Return the lines below exactly, from the first line to the line that contains "const yLabel = 'Percentage';". Leave out pictures.

=====

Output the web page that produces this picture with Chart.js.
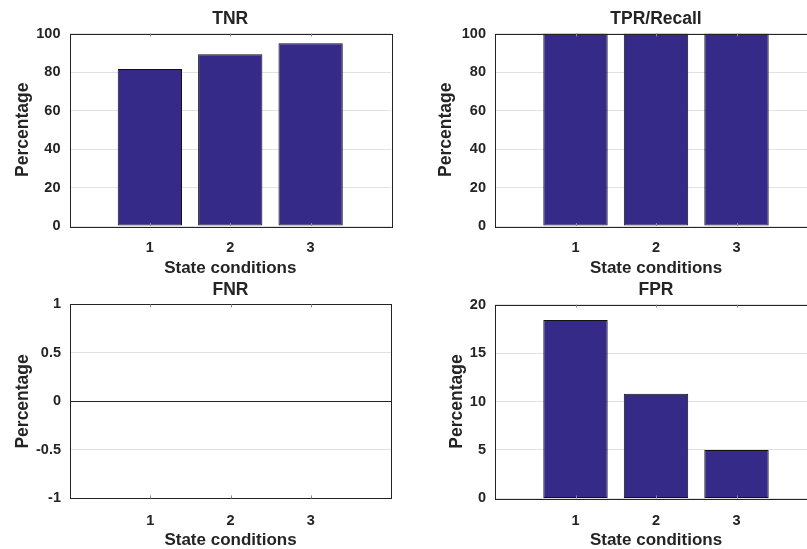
<!DOCTYPE html>
<html>
<head>
<meta charset="utf-8">
<title>State conditions – TNR / TPR / FNR / FPR</title>
<script src="https://cdn.jsdelivr.net/npm/chart.js@4.4.1/dist/chart.umd.min.js"></script>
<style>
  html, body { margin: 0; padding: 0; background: #fff; overflow: hidden; }
  body { width: 807px; height: 549px; position: relative; }
  canvas { position: absolute; display: block; }
</style>
</head>
<body>
<canvas id="tnr" width="400" height="280" style="left:0;top:0"></canvas>
<canvas id="tpr" width="430" height="280" style="left:400px;top:0"></canvas>
<canvas id="fnr" width="400" height="290" style="left:0;top:280px"></canvas>
<canvas id="fpr" width="430" height="290" style="left:400px;top:280px"></canvas>
<script>
// ── DATA ────────────────────────────────────────────────────────────────────
const categories = [1, 2, 3];
const tnrValues  = [81.6, 89.2, 95.0];
const tprValues  = [100, 100, 100];
const fnrValues  = [0, 0, 0];
const fprValues  = [18.4, 10.8, 5.0];

const tnrTicks = [0, 20, 40, 60, 80, 100];
const tprTicks = [0, 20, 40, 60, 80, 100];
const fnrTicks = [-1, -0.5, 0, 0.5, 1];
const fprTicks = [0, 5, 10, 15, 20];

const xLabel = 'State conditions';
const yLabel = 'Percentage';

// ── STYLE ───────────────────────────────────────────────────────────────────
const BAR_COLOR  = '#352a87';
const INK        = '#242424';
const GRID_COLOR = '#e2e2e2';
const FONT       = "'Liberation Sans', Arial, Helvetica, sans-serif";

// MATLAB-ish box: full frame around the axes, small inward ticks, title over axes centre
const boxPlugin = {
  id: 'matlabBox',
  afterDraw(chart, args, opts) {
    const { ctx, chartArea: a, scales } = chart;
    ctx.save();
    ctx.strokeStyle = INK;
    ctx.lineWidth = 1;
    ctx.strokeRect(Math.round(a.left) + 0.5, Math.round(a.top) + 0.5,
                   Math.round(a.right - a.left), Math.round(a.bottom - a.top));
    ctx.strokeStyle = '#8a8a8a';
    ctx.beginPath();
    scales.x.ticks.forEach(t => {
      const px = Math.round(scales.x.getPixelForValue(t.value)) + 0.5;
      ctx.moveTo(px, a.bottom); ctx.lineTo(px, a.bottom - 3);
      ctx.moveTo(px, a.top);    ctx.lineTo(px, a.top + 3);
    });
    ctx.stroke();
    ctx.fillStyle = INK;
    ctx.font = `bold 17.5px ${FONT}`;
    ctx.textAlign = 'center';
    ctx.textBaseline = 'middle';
    ctx.fillText(opts.text, (a.left + a.right) / 2, a.top - 14);
    ctx.restore();
  }
};

function makeBarChart(id, title, values, yTicks, o) {
  const zeroLine = o.zeroLine;
  return new Chart(document.getElementById(id), {
    type: 'bar',
    data: {
      datasets: [{
        data: categories.map((c, i) => ({ x: c, y: values[i] })),
        backgroundColor: BAR_COLOR,
        borderColor: '#111',
        borderWidth: 1,
        borderSkipped: false,
        barPercentage: 0.8,
        categoryPercentage: 1,
      }]
    },
    options: {
      responsive: false,
      animation: false,
      events: [],
      layout: { padding: { top: o.padTop, right: o.padRight, left: 0, bottom: 0 } },
      scales: {
        x: {
          type: 'linear',
          min: 0,
          max: 4,
          offset: false,
          afterBuildTicks: s => { s.ticks = categories.map(v => ({ value: v })); },
          afterFit: s => { s.height = o.xHeight; },
          grid: { display: false, offset: false },
          border: { display: false },
          ticks: {
            padding: 5.5,
            color: INK,
            font: { family: FONT, size: 14.5, weight: 'bold' },
            callback: v => String(v),
          },
          title: {
            display: true,
            text: xLabel,
            color: INK,
            font: { family: FONT, size: 17, weight: 'bold' },
            padding: { top: 0, bottom: o.xTitlePad },
          },
        },
        y: {
          min: yTicks[0],
          max: yTicks[yTicks.length - 1],
          afterBuildTicks: s => { s.ticks = yTicks.map(v => ({ value: v })); },
          afterFit: s => { s.width = o.yWidth; },
          grid: {
            drawTicks: false,
            color: ctx => (zeroLine && ctx.tick && ctx.tick.value === 0) ? INK : GRID_COLOR,
            lineWidth: 1,
          },
          border: { display: false },
          ticks: {
            padding: 9,
            color: INK,
            font: { family: FONT, size: 14.5, weight: 'bold' },
            callback: v => String(v),
          },
          title: {
            display: true,
            text: yLabel,
            color: INK,
            font: { family: FONT, size: 17.5, weight: 'bold' },
            padding: { top: o.yTitlePad, bottom: 0 },
          },
        },
      },
      plugins: {
        legend: { display: false },
        tooltip: { enabled: false },
        matlabBox: { text: title },
      },
    },
    plugins: [boxPlugin],
  });
}

makeBarChart('tnr', 'TNR', tnrValues, tnrTicks,
  { padTop: 33.5, padRight: 9,  yWidth: 69.5, xHeight: 54,   xTitlePad: 1,  yTitlePad: 13 });
makeBarChart('tpr', 'TPR/Recall', tprValues, tprTicks,
  { padTop: 33.5, padRight: 13, yWidth: 95,   xHeight: 54,   xTitlePad: 1,  yTitlePad: 36 });
makeBarChart('fnr', 'FNR', fnrValues, fnrTicks,
  { padTop: 24.4, padRight: 9,  yWidth: 70,   xHeight: 71.6, xTitlePad: 19, yTitlePad: 13, zeroLine: true });
makeBarChart('fpr', 'FPR', fprValues, fprTicks,
  { padTop: 24.6, padRight: 13, yWidth: 95,   xHeight: 71.6, xTitlePad: 19, yTitlePad: 46.5 });
</script>
</body>
</html>
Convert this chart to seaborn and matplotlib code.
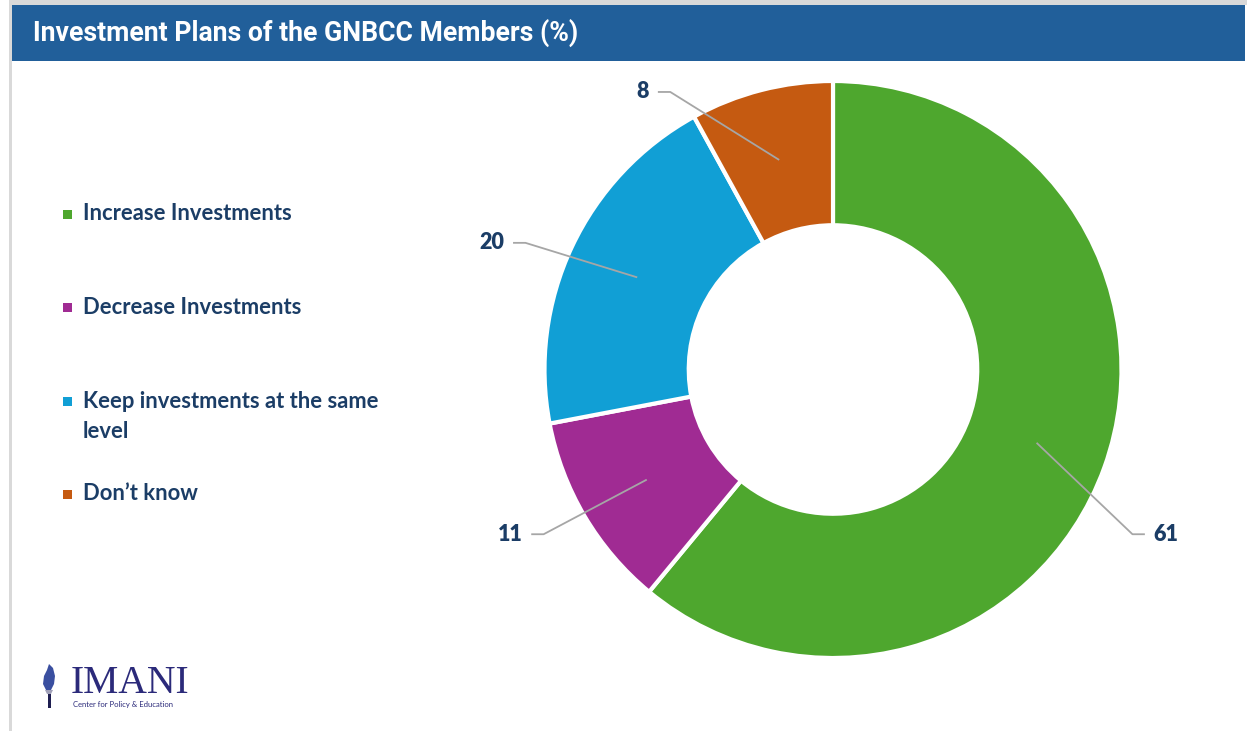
import matplotlib
matplotlib.use("Agg")
import matplotlib.pyplot as plt
from matplotlib import font_manager
from matplotlib.patches import Rectangle, Polygon
import numpy as np
import seaborn as sns

# ---- data ----
categories = ["Increase Investments", "Decrease Investments",
              "Keep investments at the same\nlevel", "Don\u2019t know"]
values = [61, 11, 20, 8]
title = "Investment Plans of the GNBCC Members (%)"

colors = ["#4EA72E", "#A02B93", "#119FD5", "#C55A11"]
navy = "#1B3D66"
header_blue = "#215F9A"

sns.set_theme(style="white")

available = {f.name for f in font_manager.fontManager.ttflist}
def pick(*names):
    for n in names:
        if n in available:
            return n
    return "DejaVu Sans"

title_font = pick("Liberation Sans Narrow", "Roboto", "Lato")
body_font = pick("Lato", "Roboto", "DejaVu Sans")
serif_font = pick("Liberation Serif", "DejaVu Serif")

W, H = 1247, 731
fig = plt.figure(figsize=(W / 100, H / 100), dpi=100)
fig.patch.set_facecolor("white")

# full-figure overlay in pixel coordinates for frame, header and legend
bg = fig.add_axes([0, 0, 1, 1])
bg.set_xlim(0, W)
bg.set_ylim(H, 0)
bg.axis("off")

# frame lines and header bar
bg.add_patch(Rectangle((9, 0), W - 9, 4.5, color="#D9D9D9", lw=0))
bg.add_patch(Rectangle((9, 0), 2.5, H, color="#D9D9D9", lw=0))
bg.add_patch(Rectangle((11.5, 4.5), 1233, 56, color=header_blue, lw=0))
bg.text(33, 33, title, color="white", fontsize=19.2, fontweight="bold",
        family=title_font, va="center", ha="left")

# legend
leg_y = [214, 307, 401, 494]
for cat, col, y in zip(categories, colors, leg_y):
    bg.add_patch(Rectangle((63, y - 4.5), 9, 9, color=col, lw=0))
    for i, line in enumerate(cat.split("\n")):
        bg.text(83, y + i * 30, line, color=navy, fontsize=15.8,
                fontweight="bold", family=body_font, va="center", ha="left")

# logo: torch and wordmark
flame = Polygon([(49, 664), (53, 668), (55, 676), (54, 684), (51, 690),
                 (46, 690), (43, 684), (44, 676), (47, 670)],
                closed=True, color="#3A4FA0", lw=0)
bg.add_patch(flame)
bg.add_patch(Polygon([(45, 690), (53, 690), (51, 694), (47, 694)],
                     closed=True, color="#A0A0B8", lw=0))
bg.add_patch(Rectangle((48, 694), 2.5, 14, color="#1E1E50", lw=0))
bg.text(71, 693, "IMANI", color="#2B2A7A", fontsize=28.5, family=serif_font,
        va="baseline", ha="left")
bg.text(73, 704, "Center for Policy & Education", color="#2B2A7A",
        fontsize=5.5, family=body_font, va="center", ha="left")

# ---- donut ----
cx, cy, r = 833, 369.5, 288.5
ax = fig.add_axes([(cx - r) / W, (H - cy - r) / H, 2 * r / W, 2 * r / H])
wedges, _ = ax.pie(values, colors=colors, startangle=90, counterclock=False,
                   radius=1.0,
                   wedgeprops=dict(width=0.5, edgecolor="white", linewidth=3))
ax.set_xlim(-1, 1)
ax.set_ylim(-1, 1)
ax.set_aspect("equal")
ax.axis("off")

# leader line elbows (in donut radius units) and label alignment
elbows = [(1.038, -0.571, 1), (-1.003, -0.571, -1),
          (-1.066, 0.439, -1), (-0.564, 0.962, -1)]
for w, v, (ex, ey, side) in zip(wedges, values, elbows):
    mid = np.deg2rad((w.theta1 + w.theta2) / 2)
    sx, sy = 0.75 * np.cos(mid), 0.75 * np.sin(mid)
    hx = ex + side * 0.043
    ax.plot([sx, ex, hx], [sy, ey, ey], color="#A6A6A6", lw=1.3,
            clip_on=False, solid_capstyle="butt")
    ax.text(hx + side * 0.03, ey, f"{v}", color=navy, fontsize=15.5,
            fontweight="heavy", family=body_font, va="center",
            ha="left" if side > 0 else "right")

fig.savefig("out.png", dpi=100, facecolor="white")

=====

ANSWER TO THE TASK
Output the web page that produces this picture with Chart.js.
<!DOCTYPE html>
<html>
<head>
<meta charset="utf-8">
<title>State conditions – TNR / TPR / FNR / FPR</title>
<script src="https://cdn.jsdelivr.net/npm/chart.js@4.4.1/dist/chart.umd.min.js"></script>
<style>
  html, body { margin: 0; padding: 0; background: #fff; overflow: hidden; }
  body { width: 807px; height: 549px; position: relative; }
  canvas { position: absolute; display: block; }
</style>
</head>
<body>
<canvas id="tnr" width="400" height="280" style="left:0;top:0"></canvas>
<canvas id="tpr" width="430" height="280" style="left:400px;top:0"></canvas>
<canvas id="fnr" width="400" height="290" style="left:0;top:280px"></canvas>
<canvas id="fpr" width="430" height="290" style="left:400px;top:280px"></canvas>
<script>
// ── DATA ────────────────────────────────────────────────────────────────────
const categories = [1, 2, 3];
const tnrValues  = [81.6, 89.2, 95.0];
const tprValues  = [100, 100, 100];
const fnrValues  = [0, 0, 0];
const fprValues  = [18.4, 10.8, 5.0];

const tnrTicks = [0, 20, 40, 60, 80, 100];
const tprTicks = [0, 20, 40, 60, 80, 100];
const fnrTicks = [-1, -0.5, 0, 0.5, 1];
const fprTicks = [0, 5, 10, 15, 20];

const xLabel = 'State conditions';
const yLabel = 'Percentage';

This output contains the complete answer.